§ Written instruction: Drop the pictures, then extract the listing word for word.

--- start of Dataset section ---

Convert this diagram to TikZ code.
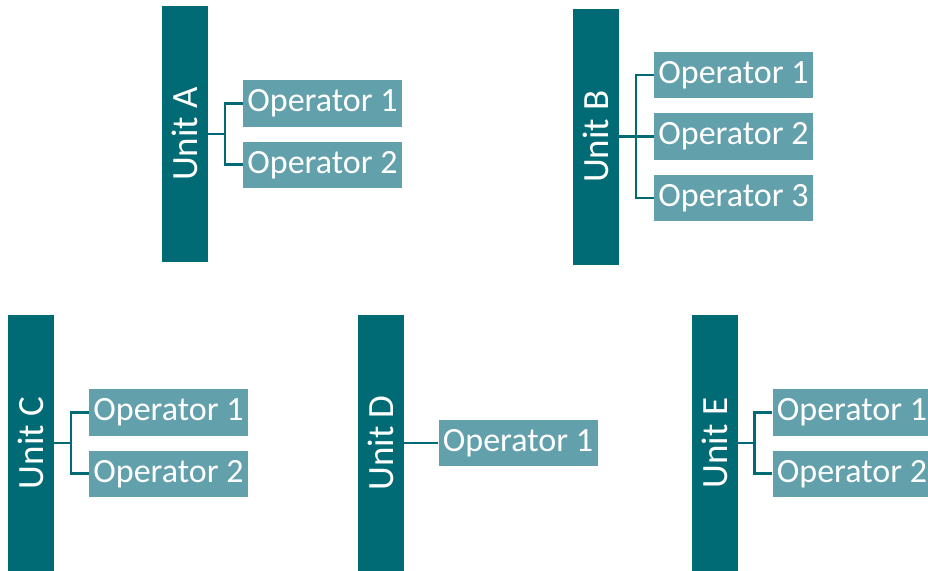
\documentclass[tikz,border=0pt]{standalone}
\usepackage{fontspec}
\setmainfont{Carlito}
\usepackage{tikz}
\definecolor{unitteal}{RGB}{0,106,117}
\definecolor{opteal}{RGB}{98,160,172}
\usetikzlibrary{positioning,calc}

\begin{document}
\begin{tikzpicture}[x=1pt, y=-1pt, unit/.style = {fill=unitteal, text=white, rotate=90, minimum width=256pt, minimum height=46pt, inner sep=0pt, font=\fontsize{37}{42}\selectfont}, oper/.style = {fill=opteal, text=white, minimum width=159pt, minimum height=46.5pt, inner sep=0pt, font=\fontsize{34}{39}\selectfont}, link/.style = {draw=unitteal, line width=2.8pt}]
                \useasboundingbox (0,0) rectangle (928,570);
                \foreach \u/\x/\y/\n in {A/185/134/2, B/596/136.5/3, C/31/443/2, D/380.5/443/1, E/714.5/443/2}
                {%
                    \node[unit] (u\u) at (\x, \y) {Unit \u};
                    \coordinate (j\u) at (\x + 40, \y);
                    \draw[link] (u\u) -- (j\u);
                    \foreach \k in {1,...,\n}
                    {%
                        \node[oper] (o\u\k) at (\x + 137.5, \y + 61.5*\k - 30.75*\n - 30.75) {Operator \k};
                        \draw[link] (j\u) |- (o\u\k.west);
                    };
                };
        \end{tikzpicture}
\end{document}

--- end of Dataset section ---

§ Answer to this problem:
Convert this diagram to TikZ code.
\documentclass[tikz,border=0pt]{standalone}
\usepackage{fontspec}
\setmainfont{Carlito}
\usepackage{tikz}
\definecolor{unitteal}{RGB}{0,106,117}
\definecolor{opteal}{RGB}{98,160,172}
\usetikzlibrary{positioning,calc}

\begin{document}
\begin{tikzpicture}[x=1pt, y=-1pt, unit/.style = {fill=unitteal, text=white, rotate=90, minimum width=256pt, minimum height=46pt, inner sep=0pt, font=\fontsize{37}{42}\selectfont}, oper/.style = {fill=opteal, text=white, minimum width=159pt, minimum height=46.5pt, inner sep=0pt, font=\fontsize{34}{39}\selectfont}, link/.style = {draw=unitteal, line width=2.8pt}]
                \useasboundingbox (0,0) rectangle (928,570);
                \foreach \u/\x/\y/\n in {A/185/134/2, B/596/136.5/3, C/31/443/2, D/380.5/443/1, E/714.5/443/2}
                {%
                    \node[unit] (u\u) at (\x, \y) {Unit \u};
                    \coordinate (j\u) at (\x + 40, \y);
                    \draw[link] (u\u) -- (j\u);
                    \foreach \k in {1,...,\n}
                    {%
                        \node[oper] (o\u\k) at (\x + 137.5, \y + 61.5*\k - 30.75*\n - 30.75) {Operator \k};
                        \draw[link] (j\u) |- (o\u\k.west);
                    };
                };
        \end{tikzpicture}
\end{document}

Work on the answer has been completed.